Soutenu par la majorité ainsi que par le gouvernement, le texte prévoit la création dans le code pénal d’un délit spécifique contre les personnes qui pratiqueraient ces thérapies. Elles pourront ainsi être punies de deux ans d’emprisonnement et de 30 000 euros d’amende. Trois ans et 45 000 euros d’amende lorsqu’il s’agit d’un mineur. En 2015, un rapport du Haut-Commissariat des Nations unies aux droits de l’Homme avait appelé les États à interdire les « thérapies de conversion ». En 2018, le Parlement européen avait largement voté une motion appelant les pays membres à prononcer cette interdiction.

En France, actuellement, il est seulement possible de porter plainte sur les conséquences potentielles collatérales, lorsque la victime était blessée physiquement par exemple. Or, les témoignages qui affluent depuis quelques années montrent bien que les traces laissées par les thérapies de conversion sont davantage mentales que physiques et sont donc très difficiles à prouver. Lors d’une mission parlementaire en 2019, les députés Laurence Vanceunebrock (LREM) et Bastien Lachaud (LFI) avaient notamment évoqué une centaine de cas récents témoignant de traitements par « hypnose », « hormones », « électrochocs » ou encore des séances « d’exorcisme » ou le recours aux « viols correctifs » et « mariages forcés » hétérosexuels.

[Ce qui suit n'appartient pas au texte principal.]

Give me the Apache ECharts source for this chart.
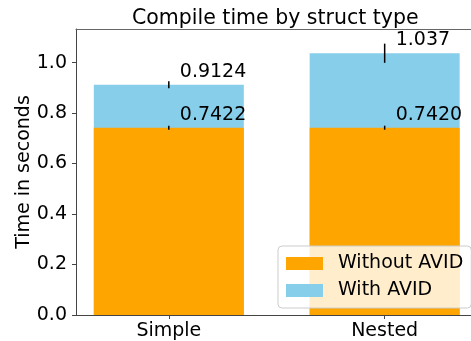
<!DOCTYPE html>
<html><head><meta charset="utf-8">
<script src="https://cdn.jsdelivr.net/npm/echarts@6/dist/echarts.min.js"></script>
<style>html,body{margin:0;padding:0;background:#fff}#c{width:471px;height:341px}</style>
</head><body><div id="c"></div>
<script>
const categories = ['Simple', 'Nested'];
const withoutAvid = [0.7422, 0.7420];
const withAvid = [0.9124, 1.037];
const withoutAvidErr = [0.008, 0.008];
const withAvidErr = [0.014, 0.038];
const withoutAvidLabels = ['0.7422', '0.7420'];
const withAvidLabels = ['0.9124', '1.037'];
const yTicks = [0, 0.2, 0.4, 0.6, 0.8, 1.0];

const FONT = 'DejaVu Sans';
const chart = echarts.init(document.getElementById('c'), null, {renderer: 'canvas'});

const errData = [];
categories.forEach((c, i) => {
  errData.push([i, withoutAvid[i] - withoutAvidErr[i], withoutAvid[i] + withoutAvidErr[i], withoutAvid[i], withoutAvidLabels[i]]);
  errData.push([i, withAvid[i] - withAvidErr[i], withAvid[i] + withAvidErr[i], withAvid[i], withAvidLabels[i]]);
});

const X_MIN = -0.43, X_MAX = 1.40;

chart.setOption({
  animation: false,
  title: {
    text: 'Compile time by struct type',
    left: 127, top: 3,
    textStyle: {fontFamily: FONT, fontSize: 20.5, fontWeight: 'normal', color: '#000'}
  },
  grid: {left: 76, right: 0, top: 29, bottom: 26},
  legend: {
    orient: 'vertical', left: 278, top: 246,
    data: ['Without AVID', 'With AVID'],
    icon: 'rect', itemWidth: 37, itemHeight: 13, itemGap: 8,
    padding: [8, 8, 8, 8],
    backgroundColor: 'rgba(255,255,255,0.8)', borderColor: '#ccc', borderWidth: 1, borderRadius: 4,
    textStyle: {fontFamily: FONT, fontSize: 19, color: '#000', padding: [0, 0, 0, 10]}
  },
  xAxis: [{
    type: 'value', min: X_MIN, max: X_MAX,
    splitLine: {show: false},
    axisLine: {show: true, onZero: false, lineStyle: {color: '#444', width: 1}},
    axisTick: {show: true, customValues: [0, 1], length: 4, lineStyle: {color: '#444'}},
    axisLabel: {customValues: [0, 1], margin: 7, formatter: v => categories[Math.round(v)] || '',
      fontFamily: FONT, fontSize: 19, color: '#000'}
  }, {
    type: 'value', min: X_MIN, max: X_MAX, position: 'top',
    splitLine: {show: false},
    axisLine: {show: true, onZero: false, lineStyle: {color: '#666', width: 1}},
    axisTick: {show: false}, axisLabel: {show: false}
  }],
  yAxis: {
    type: 'value', min: 0, max: 1.133, interval: 0.2,
    name: 'Time in seconds', nameLocation: 'middle', nameGap: 42, nameMoveOverlap: false,
    nameTextStyle: {fontFamily: FONT, fontSize: 19, color: '#000'},
    splitLine: {show: false},
    axisLine: {show: true, onZero: false, lineStyle: {color: '#444', width: 1}},
    axisTick: {show: true, customValues: yTicks, length: 4, lineStyle: {color: '#444'}},
    axisLabel: {customValues: yTicks, margin: 9, formatter: v => v.toFixed(1),
      fontFamily: FONT, fontSize: 19, color: '#000'}
  },
  series: [
    {
      name: 'With AVID', type: 'bar', barWidth: 150, barGap: '-100%',
      itemStyle: {color: '#87CEEB'}, z: 1,
      data: withAvid.map((v, i) => [i, v])
    },
    {
      name: 'Without AVID', type: 'bar', barWidth: 150, barGap: '-100%',
      itemStyle: {color: '#FFA500'}, z: 2,
      data: withoutAvid.map((v, i) => [i, v])
    },
    {
      type: 'custom', z: 5, silent: true,
      data: errData,
      encode: {x: 0, y: [1, 2]},
      renderItem: (params, api) => {
        const x = api.value(0);
        const lo = api.coord([x, api.value(1)]);
        const hi = api.coord([x, api.value(2)]);
        const mid = api.coord([x, api.value(3)]);
        const label = errData[params.dataIndex][4];
        return {
          type: 'group',
          children: [
            {type: 'line', shape: {x1: lo[0], y1: lo[1], x2: hi[0], y2: hi[1]}, style: {stroke: '#000', lineWidth: 1.5}},
            {type: 'text', x: mid[0] + 11, y: mid[1] - 13,
              style: {text: label, fontFamily: FONT, fontSize: 19, fill: '#000', textAlign: 'left', textVerticalAlign: 'middle'}}
          ]
        };
      }
    }
  ]
});
</script>
</body></html>
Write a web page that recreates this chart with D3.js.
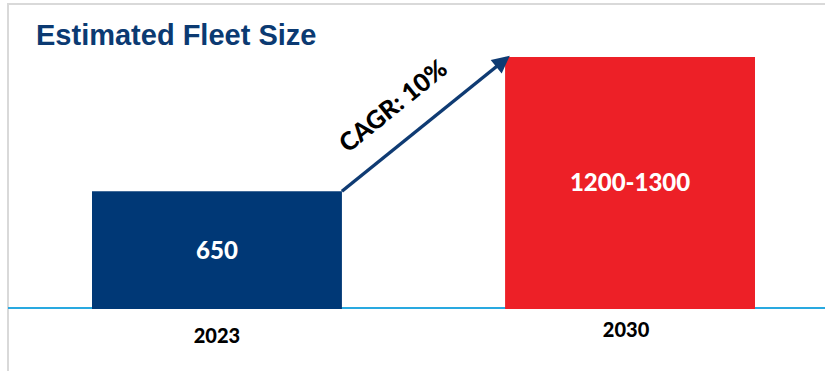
<!DOCTYPE html>
<html>
<head>
<meta charset="utf-8">
<script src="https://cdn.jsdelivr.net/npm/d3@7"></script>
<style>
  body { margin: 0; background: #fff; }
  svg { display: block; }
</style>
</head>
<body>
<svg id="chart"></svg>
<script>
// Data
const categories = ["2023", "2030"];
const fleetValues = [650, 1300];          // bar height uses upper estimate
const valueLabels = ["650", "1200-1300"];
const cagrLabel = "CAGR: 10%";
const titleText = "Estimated Fleet Size";

const width = 825, height = 371;
const baseY = 309;
const colors = ["#003876", "#ED2027"];

const svg = d3.select("#chart")
    .attr("width", width)
    .attr("height", height);

// Frame lines (light grey border top and left)
svg.append("line")
    .attr("x1", 8).attr("y1", 4).attr("x2", width).attr("y2", 4)
    .style("stroke", "#d9d9d9").style("stroke-width", "2px");
svg.append("line")
    .attr("x1", 8).attr("y1", 3).attr("x2", 8).attr("y2", height)
    .style("stroke", "#d9d9d9").style("stroke-width", "2px");

// Title
svg.append("text")
    .attr("x", 36)
    .attr("y", 45)
    .text(titleText)
    .style("font-family", "'Liberation Sans', Arial, sans-serif")
    .style("font-weight", "bold")
    .style("font-size", "29px")
    .attr("fill", "#0b3a72");

// Scales
let x = d3.scaleBand()
    .domain(categories)
    .range([92, 755])
    .paddingInner(0.395)
    .paddingOuter(0);
let y = d3.scaleLinear()
    .domain([80, 1300])
    .range([baseY, 57]);

// Baseline
svg.append("line")
    .attr("x1", 8).attr("x2", width)
    .attr("y1", baseY - 1).attr("y2", baseY - 1)
    .style("stroke", "#29a9e0")
    .style("stroke-width", "2px");

// Bars
svg.selectAll(".bar")
    .data(fleetValues)
    .join("rect")
        .attr("class", "bar")
        .attr("x", (d, i) => x(categories[i]))
        .attr("y", d => y(d))
        .attr("width", x.bandwidth())
        .attr("height", d => baseY - y(d))
        .attr("fill", (d, i) => colors[i]);

// Value labels inside bars
svg.selectAll(".valLabel")
    .data(fleetValues)
    .join("text")
        .attr("class", "valLabel")
        .attr("x", (d, i) => x(categories[i]) + x.bandwidth() / 2)
        .attr("y", d => (y(d) + baseY) / 2)
        .attr("dy", "0.35em")
        .attr("text-anchor", "middle")
        .text((d, i) => valueLabels[i])
        .style("font-family", "Lato, sans-serif")
        .style("font-weight", "900")
        .style("font-size", "24px")
        .attr("fill", "#fff");

// Category labels
svg.selectAll(".catLabel")
    .data(categories)
    .join("text")
        .attr("class", "catLabel")
        .attr("x", (d, i) => x(d) + x.bandwidth() / 2 - (i === 1 ? 4 : 0))
        .attr("y", (d, i) => i === 0 ? 343 : 337)
        .attr("text-anchor", "middle")
        .text(d => d)
        .style("font-family", "Lato, sans-serif")
        .style("font-weight", "900")
        .style("font-size", "20px")
        .attr("fill", "#000");

// Growth arrow from top-right of first bar to top-left of second bar
svg.append("defs").append("marker")
    .attr("id", "arrowHead")
    .attr("viewBox", "0 0 10 10")
    .attr("refX", 8).attr("refY", 5)
    .attr("markerWidth", 5.5).attr("markerHeight", 5)
    .attr("orient", "auto")
    .append("path")
        .attr("d", "M0,0 L10,5 L0,10 z")
        .attr("fill", "#0f3b73");

let x0 = x(categories[0]) + x.bandwidth(), y0 = y(fleetValues[0]);
let x1 = x(categories[1]) + 2, y1 = y(fleetValues[1]) + 1;
svg.append("line")
    .attr("x1", x0).attr("y1", y0)
    .attr("x2", x1).attr("y2", y1)
    .style("stroke", "#0f3b73")
    .style("stroke-width", "3.5px")
    .attr("marker-end", "url(#arrowHead)");

// CAGR label along the arrow
let angle = Math.atan2(y1 - y0, x1 - x0) * 180 / Math.PI;
let mx = (x0 + x1) / 2 - 26, my = (y0 + y1) / 2 - 12;
svg.append("text")
    .attr("transform", "translate(" + mx + "," + my + ") rotate(" + angle + ")")
    .attr("text-anchor", "middle")
    .text(cagrLabel)
    .style("font-family", "Lato, sans-serif")
    .style("font-weight", "900")
    .style("font-size", "25px")
    .attr("fill", "#000");
</script>
</body>
</html>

Déposé en mars dernier par la députée LREM, Laurence Vanceunebrock, le projet de loi avait été adopté à l’unanimité en première lecture à l'Assemblée en octobre dernier. Désormais adopté par le Sénat, le texte fera l’objet le 14 décembre d’une commission mixte paritaire (CMP) où sept député·es et sept sénateur·rices devront se mettre d’accord sur une version finale. Avant une dernière lecture en janvier dans les deux chambres, puis sa promulgation, promise avant la fin du quinquennat d’Emmanuel Macron.